Limits of Practising Nuclear Brinksmanship
21 Dec, 2016 · 5208
Dr Manpreet Sethi says that brinksmanship strategies that appear to be working raise the salience of nuclear weapons and increase their attraction for proliferation
Manpreet SethiSenior Fellow at CAPS
Thomas Schelling, a noted nuclear strategist who passed away recently, explained brinkmanship as a strategy that “means manipulating the shared risk of war. It means exploiting the danger that somebody may inadvertently go over the brink, dragging the other with him” (Arms and Influence, New Haven: Yale University Press, 1996, pp. 98-99). He graphically described this with the analogy of two cars heading towards an intersection from different directions. As one of the drivers accelerates his vehicle, he gives a signal to the other of his determination to cross first. By doing so, he has placed the onus of the decision on the other side to either slow down to let him pass, or to ignore his signal and carry on at the same speed even at the risk of a collision that would be equally harmful to both. If the second driver slows down, the first has successfully managed to use brinksmanship to deter the second driver by the threat of an accident.
It is easy to apply this example to the Pakistan-India equation in order to understand the strategy of nuclear brinksmanship as used by Pakistan to buttress its deterrence. Pakistan may be compared to the first driver who accelerates his speed (or indulges in provocative acts of terrorism) and then seeks to deter India from crossing the intersection (or launching a military response) by suggesting the possibility of collision (or the threat of an all-out nuclear war).
Besides India, Pak strategy of brinksmanship is also meant to magnify the fears of the international community. Pakistan's military works on the assumption that a ‘concerned’ international community (especially the US) would restrain India from using military force. This then, in Pakistan's perception, gives it the immunity to execute its strategy of bleeding India through a thousand cuts, while constraining India’s response to merely dressing its wounds without being able to strike at the hand making the injuries.
India has faced this behaviour for at least two decades by now and has understood the compulsions for Pakistan's behaviour, as well as its limitations. The response to Uri through a surgical strike was a move to explore other by-lanes that could be taken instead of being cowed down by the threat of collision on the main intersection. Meanwhile, Pakistan's propensity to cry nuclear wolf every now and then is now well understood by India and the international community.
Another subscriber to the strategy of nuclear brinksmanship that has been well known to the international community is the DPRK. Since the conduct of its first nuclear test in 2006, it has paced its provocative acts of nuclear and missile testing in order to garner attention through the negative route of raising risks. The tests are aimed at not just perfecting technologies but more importantly at creating the dread of growing risks in the region as a way of drawing attention. However, Kim Jong-un’s nuclear brinksmanship has not elicited the desired response from the US. In fact, the Obama administration was wary of giving the impression that it was having to engage with DPRK with a nuclear gun to its head and hence refused to do so on terms set by Kim.

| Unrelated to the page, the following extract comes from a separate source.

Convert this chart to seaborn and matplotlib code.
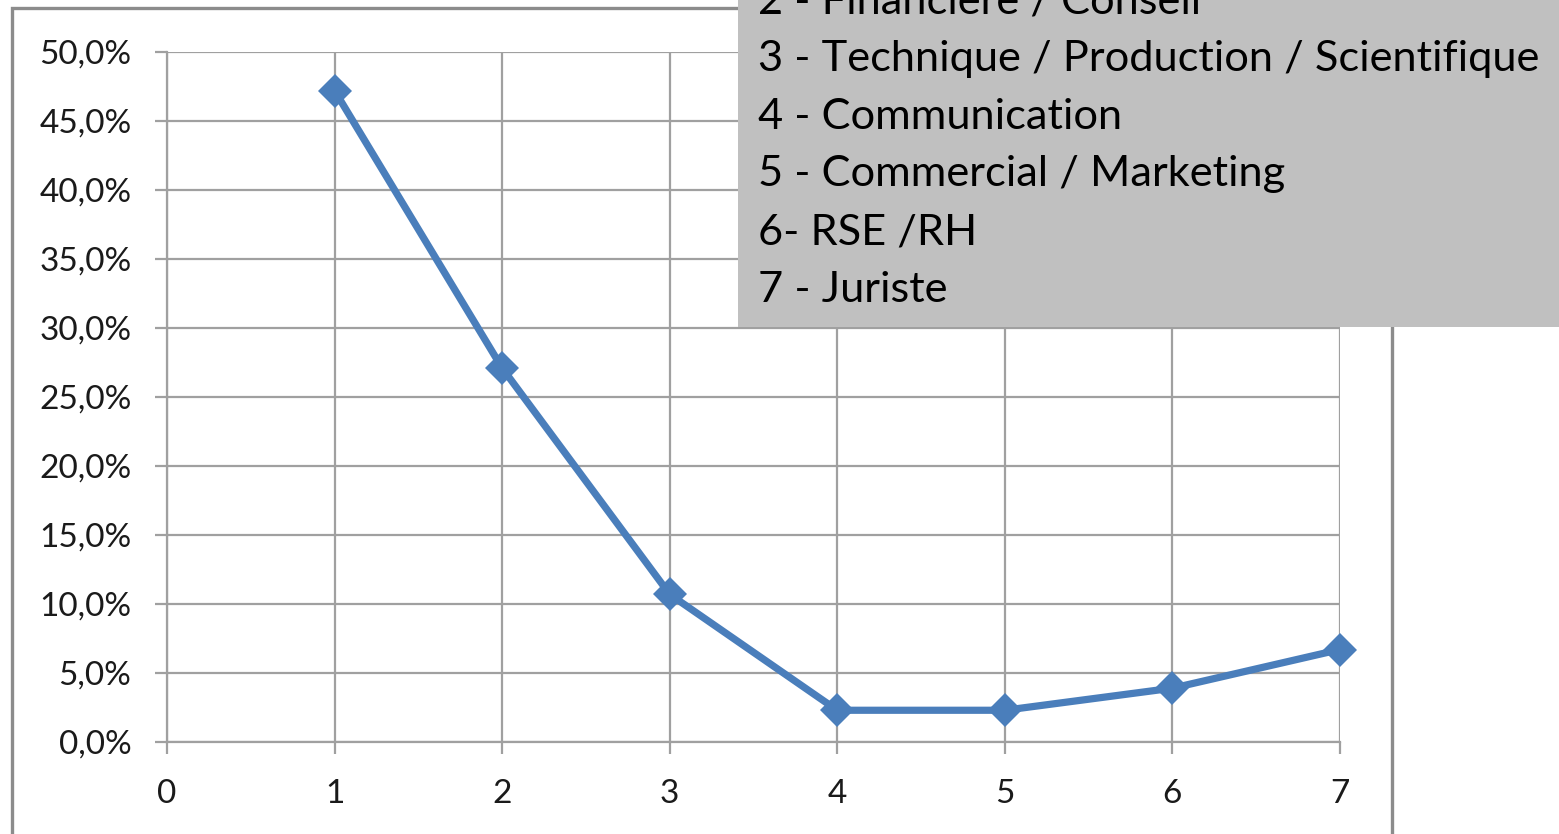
import matplotlib
matplotlib.use("Agg")
import matplotlib.pyplot as plt
import matplotlib.patches as patches
import matplotlib.ticker as mticker
import seaborn as sns
import pandas as pd

# valeurs
categories = [1, 2, 3, 4, 5, 6, 7]
pourcentages = [0.472, 0.271, 0.107, 0.023, 0.023, 0.039, 0.067]
legende = [
    "2 - Financière / Conseil",
    "3 - Technique / Production / Scientifique",
    "4 - Communication",
    "5 - Commercial / Marketing",
    "6- RSE /RH",
    "7 - Juriste",
]

df = pd.DataFrame({"cat": categories, "pct": pourcentages})

sns.set_style("white")
plt.rcParams["font.family"] = ["Lato", "DejaVu Sans"]

W, H = 1559, 834
fig = plt.figure(figsize=(W / 100, H / 100), dpi=100)
ax = fig.add_axes([167 / W, 1 - 742 / H, (1340 - 167) / W, (742 - 52) / H])

grid_col = "#A0A0A0"
sns.lineplot(data=df, x="cat", y="pct", ax=ax, color="#4A7EBB", linewidth=5.2,
             marker="D", markersize=17, markeredgewidth=0, clip_on=False, zorder=5)

ax.set_xlim(0, 7)
ax.set_ylim(0, 0.5)
ax.set_xticks(range(0, 8))
ax.set_yticks([i * 0.05 for i in range(11)])
ax.yaxis.set_major_formatter(mticker.FuncFormatter(lambda v, p: f"{v * 100:.1f}%".replace(".", ",")))
ax.grid(True, color=grid_col, linewidth=1.6)
for s in ["top", "right"]:
    ax.spines[s].set_visible(False)
for s in ["left", "bottom"]:
    ax.spines[s].set_color(grid_col)
    ax.spines[s].set_linewidth(1.6)
ax.tick_params(axis="both", direction="out", length=8.6, width=1.6, color=grid_col,
               labelsize=24, labelcolor="#1A1A1A", left=True, bottom=True)
ax.tick_params(axis="x", pad=18)
ax.tick_params(axis="y", pad=17)
ax.set_xlabel("")
ax.set_ylabel("")
ax.set_axisbelow(True)

# cadre de la zone de graphique
fig.patches.append(patches.Rectangle((12 / W, -0.05), (1392 - 12) / W, 1.05 - 8 / H,
                                     transform=fig.transFigure, fill=False,
                                     edgecolor="#8C8C8C", linewidth=2.4, zorder=0))

# encadré gris de la légende
fig.patches.append(patches.Rectangle((738 / W, 1 - 327 / H), 1 - 738 / W, 327 / H,
                                     transform=fig.transFigure, facecolor="#C0C0C0",
                                     edgecolor="none", zorder=10))
for i, t in enumerate(legende):
    y = 1 + 57.8 * i
    fig.text(758 / W, 1 - y / H, t, fontsize=31.2, va="center", ha="left",
             color="#000000", zorder=11)

fig.savefig("out.png", dpi=100)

Meanwhile, more recently, another country seems to have joined the ranks of those exercising nuclear brinksmanship for deterrence. President Putin has been making extremely overt noises about Russian nuclear weapons capability since the annexation of Crimea, and ostensibly, to deter interference over Ukraine. In October 2016, Russia moved its nuclear-capable missiles close to Poland and Lithuania in a clear signal to NATO and the US. A little earlier, Russian media held out stories on bomb shelters and conduct of exercises with nuclear weapons. Russian bombers have flown across and close to US borders often. Russia has also chosen to abandon the long held practice of keeping nuclear arms control issues independent of the overall political relations between Russia and the US. Its decision to walk out of the Plutonium Management and Disposition Agreement for political reasons is only one example of the display of its willingness to take nuclear chances.
With the new presidency about to be inaugurated in the US and going by the not-so-encouraging utterances of President-elect Donald Trump, one is not sure about how the US would deal with Russian behaviour. Would Putin be met with Trump’s version of nuclear brinksmanship? Would that cancel out each other’s moves? Or raise the nuclear temperature?
While the purpose of brinksmanship strategies is essentially deterrence, the dangers of a cavalier acceptance of risks are well known. If anything, Cold War nuclear politics brought home the need for strategic stability between two nuclear nations. In contemporary times, when nuclear dyads have proliferated, the need for stability is even greater.
Brinksmanship strategies that appear to be working raise the salience of nuclear weapons and increase their attraction for proliferation. None of this is good for international stability and security. It is therefore imperative that responsible nuclear powers around the world use every opportunity to drive home the limitations and uselessness of nuclear brinksmanship by exposing the hollowness of the threats to use nuclear weapons.
Ironically, it would be better also for the countries playing the game of nuclear brinksmanship that the nuclear emperor is not exposed for not wearing any clothes.